Eine Frage hat jemand Erfahrung mit den Aalrutten am Attersee: Köder?? Fangplätze??? beste Fangzeiten??  (in   der Saison 2009).

Bitte um Info!!!

Danke!


----------



## attersee (30. Januar 2009)

*AW: Aalrutten fischen am Attersee*

halli hallo...

also ich bin quasi "atterseer", haben seit 45 jahren den zweitwohnsitz dort (also nicht ich, maine familie), aber zu deiner Frage:

AAlrutten findest Du am Attersee am besten im Gebiet um Weissenbach, dort mündet auch ein Bächlein ein, und das Wasser ist dort nicht zu tief und fällt nicht wie an vielen Stellen an diesem See plötzlich tief ab.

Dort solltest Du es versuchen.

Köder würde ich ein paar schöne Fette Tauwürmer nehmen, und auf alle Fälle auf Grund, eventuell auftreibend, da sich die Tierlein am Grund aufhalten.

Hofgfe ich hab Dir geholfen

lg


----------



## Fischi 2008 (30. Januar 2009)

*AW: Aalrutten fischen am Attersee*

Ja Danke erstmals für deine Informationen,
Ich weiß du meinst dort wo der Weißenbach reinfließt. Wie siehts hierbei aus mit den 20m Abständen bei einem Bach, die gelten ja natürlich dort auch. ???!!!!
Da  man nur von linker Hand fischen kann da es rechts privat ist bleibt nicht viel Platz außer man zieht die Gummistiefel an und begiebt sich auf die Sandbank. !!!???? fischen dort erlaubt????

Köder Tauwurm sagt du habe ich zwar auch probiert aber leider ohne Erfolg.( Außer schöne Aale)


Habe es  letztes Jahr öftere male versucht zwischen Schwarze Brücke und Weißenbach ab leider immer ohne Erfolg. Genau so in Steinbach bei der Schlierwand aber die kann man nicht anwerfen da zu weit entfernt außer man kann sich auf einen der privaten Badeplätze hinstellen.    

Aber werde es bestimmt im Oktober - November heuer probieren so wie du es gesagt hast.
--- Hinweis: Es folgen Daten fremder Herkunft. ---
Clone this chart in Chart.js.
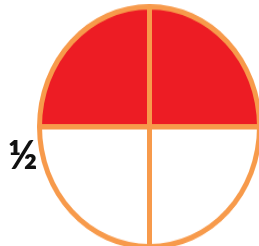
<!DOCTYPE html>
<html>
<head>
<meta charset="utf-8">
<script src="https://cdn.jsdelivr.net/npm/chart.js@4.4.0/dist/chart.umd.min.js"></script>
<style>
  html, body { margin: 0; padding: 0; background: #fff; overflow: hidden; }
  body { width: 259px; height: 246px; position: relative; }
  #wrap {
    position: absolute; left: 37px; top: 4px; width: 225px; height: 225px;
    transform: scaleY(1.091); transform-origin: top left;
  }
  #label {
    position: absolute; left: 8px; top: 134px;
    font-family: Lato, sans-serif; font-weight: 900; font-size: 40px;
    color: #111; line-height: 1;
  }
</style>
</head>
<body>
<div id="wrap"><canvas id="chart"></canvas></div>
<div id="label">½</div>
<script>
  // four equal quarters, starting at 12 o'clock, clockwise
  const parts = ['top right', 'bottom right', 'bottom left', 'top left'];
  const values = [1, 1, 1, 1];
  const shaded = [true, false, false, true];

  const RED = '#ED1C24';
  const ORANGE = '#F79A4B';

  const ctx = document.getElementById('chart').getContext('2d');
  new Chart(ctx, {
    type: 'pie',
    data: {
      labels: parts,
      datasets: [{
        data: values,
        backgroundColor: shaded.map(s => s ? RED : '#FFFFFF'),
        borderColor: ORANGE,
        borderWidth: 5
      }]
    },
    options: {
      responsive: true,
      maintainAspectRatio: false,
      animation: false,
      layout: { padding: 0 },
      plugins: {
        legend: { display: false },
        tooltip: { enabled: false }
      }
    }
  });
</script>
</body>
</html>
Danke für deine Informationen falls dir oder jemanden noch was einfällt.      Bitte- Danke!!!


----------



## rossibraun (19. Februar 2009)

*AW: Aalrutten fischen am Attersee*

und was ist mit Karpfen am Attersee


----------



## Fischi 2008 (8. März 2009)

*AW: Aalrutten fischen am Attersee*



rossibraun schrieb:


> und was ist mit Karpfen am Attersee


 
Hallo!

Ja Karpfen kann man natürlich auch fangen, aber besser wenn sie angefüttert werden zb. mit Kürbiskernplatten.


----------



## Fisherman1990 (8. März 2009)

*AW: Aalrutten fischen am Attersee*

Hi fischi #h

Also ich angel zwar nicht am attersee aber ich kann dir gute tipps geben :m. Würde dir da mal den trööt anbieten  *Aalquappen(Rutte) läufts schon???*  da kannste alles nachlesen und da kannste mir auch denn fragen stellen wenn noch welche sind.

MFG fisherman


----------



## Fischi 2008 (15. März 2009)

*AW: Aalrutten fischen am Attersee*



Fisherman1990 schrieb:


> Hi fischi #h
> 
> Also ich angel zwar nicht am attersee aber ich kann dir gute tipps geben :m. Würde dir da mal den trööt anbieten  *Aalquappen(Rutte) läufts schon???*  da kannste alles nachlesen und da kannste mir auch denn fragen stellen wenn noch welche sind.
> 
> MFG fisherman





Danke!!!!!


----------